- _WHAT THE TASK REQUIRES_:
All lines from the beginning of the listing through the line with "const yTicks = [0, 0.5, 1, 1.5, 2];" are to be copied word for word; the pictures are not.

- _DATA BLOCK_:
=======

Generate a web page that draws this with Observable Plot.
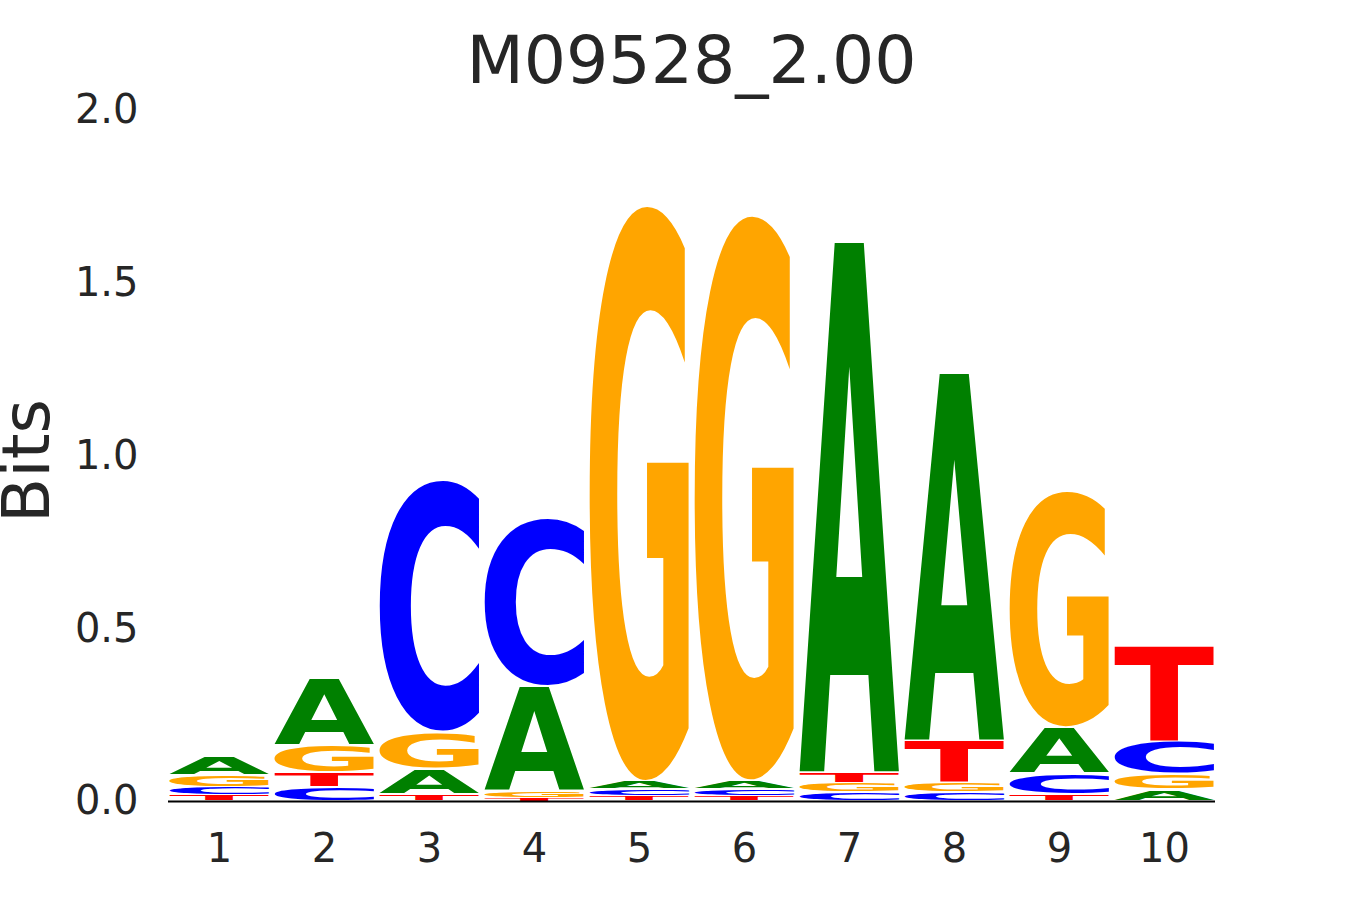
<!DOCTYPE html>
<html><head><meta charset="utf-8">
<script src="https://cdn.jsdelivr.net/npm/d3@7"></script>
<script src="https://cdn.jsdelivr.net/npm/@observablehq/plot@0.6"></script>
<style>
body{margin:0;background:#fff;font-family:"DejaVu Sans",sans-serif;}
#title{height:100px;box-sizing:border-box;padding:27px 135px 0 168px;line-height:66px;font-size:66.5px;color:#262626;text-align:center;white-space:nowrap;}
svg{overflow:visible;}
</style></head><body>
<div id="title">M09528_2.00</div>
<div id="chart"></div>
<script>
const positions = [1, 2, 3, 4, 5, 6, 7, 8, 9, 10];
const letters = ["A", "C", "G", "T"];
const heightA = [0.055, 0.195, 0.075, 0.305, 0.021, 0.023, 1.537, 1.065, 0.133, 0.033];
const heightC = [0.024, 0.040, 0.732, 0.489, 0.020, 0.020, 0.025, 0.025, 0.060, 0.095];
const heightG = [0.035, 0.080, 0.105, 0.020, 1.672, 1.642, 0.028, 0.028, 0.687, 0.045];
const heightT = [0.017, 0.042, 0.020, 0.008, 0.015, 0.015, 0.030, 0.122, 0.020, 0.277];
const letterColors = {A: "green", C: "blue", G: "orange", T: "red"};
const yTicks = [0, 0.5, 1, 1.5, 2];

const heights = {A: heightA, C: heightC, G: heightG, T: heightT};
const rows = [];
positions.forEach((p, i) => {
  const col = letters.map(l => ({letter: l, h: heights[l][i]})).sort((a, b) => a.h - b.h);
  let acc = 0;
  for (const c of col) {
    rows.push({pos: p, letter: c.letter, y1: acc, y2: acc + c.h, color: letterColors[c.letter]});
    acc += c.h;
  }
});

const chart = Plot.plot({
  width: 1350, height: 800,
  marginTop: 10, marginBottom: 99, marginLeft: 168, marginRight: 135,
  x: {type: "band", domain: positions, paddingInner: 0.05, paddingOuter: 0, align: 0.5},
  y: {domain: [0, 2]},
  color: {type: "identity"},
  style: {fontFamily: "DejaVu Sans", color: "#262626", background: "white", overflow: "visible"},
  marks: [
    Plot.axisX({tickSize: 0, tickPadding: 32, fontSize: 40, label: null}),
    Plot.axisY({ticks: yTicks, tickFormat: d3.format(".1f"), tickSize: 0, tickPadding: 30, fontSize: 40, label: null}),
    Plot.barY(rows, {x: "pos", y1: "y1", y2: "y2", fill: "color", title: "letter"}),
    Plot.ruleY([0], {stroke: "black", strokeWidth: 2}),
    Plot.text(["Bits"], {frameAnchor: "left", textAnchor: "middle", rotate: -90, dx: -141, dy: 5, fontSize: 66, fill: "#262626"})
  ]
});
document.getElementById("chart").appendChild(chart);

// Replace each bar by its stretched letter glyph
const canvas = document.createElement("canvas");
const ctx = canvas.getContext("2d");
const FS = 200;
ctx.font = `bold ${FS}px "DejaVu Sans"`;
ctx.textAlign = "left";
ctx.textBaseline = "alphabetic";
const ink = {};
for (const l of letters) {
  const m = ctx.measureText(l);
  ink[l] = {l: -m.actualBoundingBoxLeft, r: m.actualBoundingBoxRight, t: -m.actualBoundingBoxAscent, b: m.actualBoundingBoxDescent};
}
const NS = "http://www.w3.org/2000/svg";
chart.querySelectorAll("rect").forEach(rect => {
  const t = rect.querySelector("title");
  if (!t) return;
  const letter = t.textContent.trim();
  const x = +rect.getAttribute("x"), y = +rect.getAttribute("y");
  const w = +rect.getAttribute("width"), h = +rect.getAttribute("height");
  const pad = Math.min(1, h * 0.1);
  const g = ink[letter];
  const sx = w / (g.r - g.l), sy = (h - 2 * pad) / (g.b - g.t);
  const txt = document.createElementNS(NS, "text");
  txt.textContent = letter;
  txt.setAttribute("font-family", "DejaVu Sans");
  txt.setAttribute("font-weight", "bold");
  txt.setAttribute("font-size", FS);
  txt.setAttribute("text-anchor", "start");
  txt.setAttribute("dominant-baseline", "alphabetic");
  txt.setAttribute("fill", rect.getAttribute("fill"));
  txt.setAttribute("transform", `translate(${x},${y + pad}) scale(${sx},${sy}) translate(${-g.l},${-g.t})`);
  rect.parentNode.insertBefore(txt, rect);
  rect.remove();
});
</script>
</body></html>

=======

- _RESULT_:
Generate a web page that draws this with Observable Plot.
<!DOCTYPE html>
<html><head><meta charset="utf-8">
<script src="https://cdn.jsdelivr.net/npm/d3@7"></script>
<script src="https://cdn.jsdelivr.net/npm/@observablehq/plot@0.6"></script>
<style>
body{margin:0;background:#fff;font-family:"DejaVu Sans",sans-serif;}
#title{height:100px;box-sizing:border-box;padding:27px 135px 0 168px;line-height:66px;font-size:66.5px;color:#262626;text-align:center;white-space:nowrap;}
svg{overflow:visible;}
</style></head><body>
<div id="title">M09528_2.00</div>
<div id="chart"></div>
<script>
const positions = [1, 2, 3, 4, 5, 6, 7, 8, 9, 10];
const letters = ["A", "C", "G", "T"];
const heightA = [0.055, 0.195, 0.075, 0.305, 0.021, 0.023, 1.537, 1.065, 0.133, 0.033];
const heightC = [0.024, 0.040, 0.732, 0.489, 0.020, 0.020, 0.025, 0.025, 0.060, 0.095];
const heightG = [0.035, 0.080, 0.105, 0.020, 1.672, 1.642, 0.028, 0.028, 0.687, 0.045];
const heightT = [0.017, 0.042, 0.020, 0.008, 0.015, 0.015, 0.030, 0.122, 0.020, 0.277];
const letterColors = {A: "green", C: "blue", G: "orange", T: "red"};
const yTicks = [0, 0.5, 1, 1.5, 2];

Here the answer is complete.